A company that is interested in selling itself entirely or selling a division of the company must go through a rigorous dealmaking process. The guidance of skilled lawyers and investment bankers helping the company is an essential component of a successful sell-side M&A process.
A variety of steps are involved on the selling side of an M&A deal, including reaching out to potential buyers, preparing marketing materials, and negotiating the purchase price and terms. Confidentiality is a key component to the success of the sell-side M&A process.
The standard process for putting a company up for sale involves a two-sided auction. A two-sided auction process involves two rounds of bidding and multiple potential buyers. This contrasts with a negotiated sale process, which is far less common. Such a transaction is negotiated directly between two companies and does not involve an auction process.
The average sell-side M&A process takes about six to nine months. Regulatory issues, such as antitrust concerns, can prolong this timeline.
Pitching the M&A Deal
When a company decides that it wants to sell itself, the first step usually involves outside lawyers and investment banks pitching for the transaction. This pitch is sometimes referred to a beauty contest or bakeoff.
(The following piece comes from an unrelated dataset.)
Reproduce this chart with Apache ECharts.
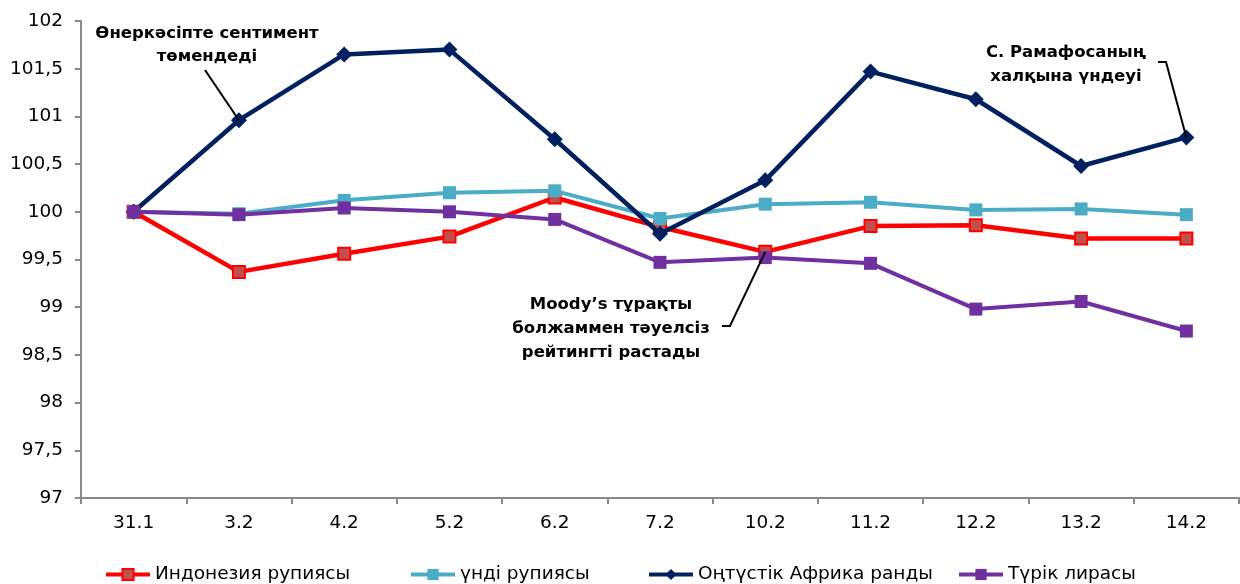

As the selling company’s in-house counsel, it will be your job to evaluate the merits of these pitches in order to select the best advisory team of outside lawyers and investment bankers.
Sell-side pitches typically will contain a valuation analysis, discussion of industry considerations, evaluation of likely buyers, and contemplated timeline. The pitching law firms and banks will also discuss their prior experience executing similar transactions.
Due Diligence Process
Shortly after the outside advisors are selected, the due diligence process begins. This involves setting up an online data room to upload relevant diligence materials. The diligence materials be critical to putting together the necessary marketing materials and financial models.
The investment bankers typically take the lead in putting together the list of potential buyers. The appropriateness of each buyer on the list is discussed extensively with the company’s management. The list is generally kept small in order to preserve the likelihood that the potential sale will remain confidential. When the list of prospective buyers is kept small it is referred to as a targeted auction process. In contrast, a broad auction process involves a large list of prospective buyers. Each company on the buyer’s list will receive the company’s initial marketing materials.
The teaser presentation is the first marketing document sent to potential buyers. It is often only a couple pages in length. The teaser presents a brief overview of the company up for sale, including a short business description and summary financial information.
After a couple weeks, the interest level of each prospective buyer that received the teaser presentation is gauged. The next step in the process is to send the interested buyers a copy of the confidential information memorandum (CIM).
Confidential Information Memorandum (CIM)
The confidential information memorandum (CIM) is significantly longer than the teaser presentation. The CIM is usually more than 50 pages in length. It includes a comprehensive overview of the business, detailed historical financial information, and projected financial data.
Shortly after the CIM is circulated to interested buyers, the first-round bidding process is commenced. The first-round bids are usually presented as a range of values. The bids will also indicate how each buyer intends to finance the purchase and whether cash, stock, or some combination of cash and stock will be used for the acquisition.
The second round of the sell-side M&A process is kicked off by management presentation meetings. These meetings are often held at the company’s headquarters or at the offices of the law firm representing the selling company. Management presentations can last several hours or even span a full day. The number of prospective buyers allowed into the second round is therefore tends to be limited to the most viable contenders.
Once the company is ready for the final round of bidding, a letter will be distributed to each prospective bidder informing them of the final round bidding deadline. Unlike the previous rounds of bidding, the final-round bids that are submitted are binding on the buyer. Each bidder is required to disclose the purchase price it is willing to pay, any financing sources, information about the buyer’s internal approval process, any anticipated regulatory issues, and the estimated time it will take to close the M&A deal.
Closing the M&A Transaction
Once a winner is chosen, the company’s in-house lawyers will work with outside legal counsel to negotiate the terms of the final purchase agreement. While the winning bidder is often the bidder that offers the highest purchase price, other considerations may come into play. For example, if another bidder offers higher certainty of the deal closing and an all-cash offer, these factors may influence the decision.
One of the most important documents provided by the investment bank advising on the sell-side M&A transaction is its fairness opinion. This fairness opinion states that the transaction is fair to the shareholders of the selling company. It is based on the conclusions drawn from the bank’s valuation analysis and financial projections. The fairness opinion provided by the investment bank can help shield the board of directors of the company from a shareholder lawsuit in the future.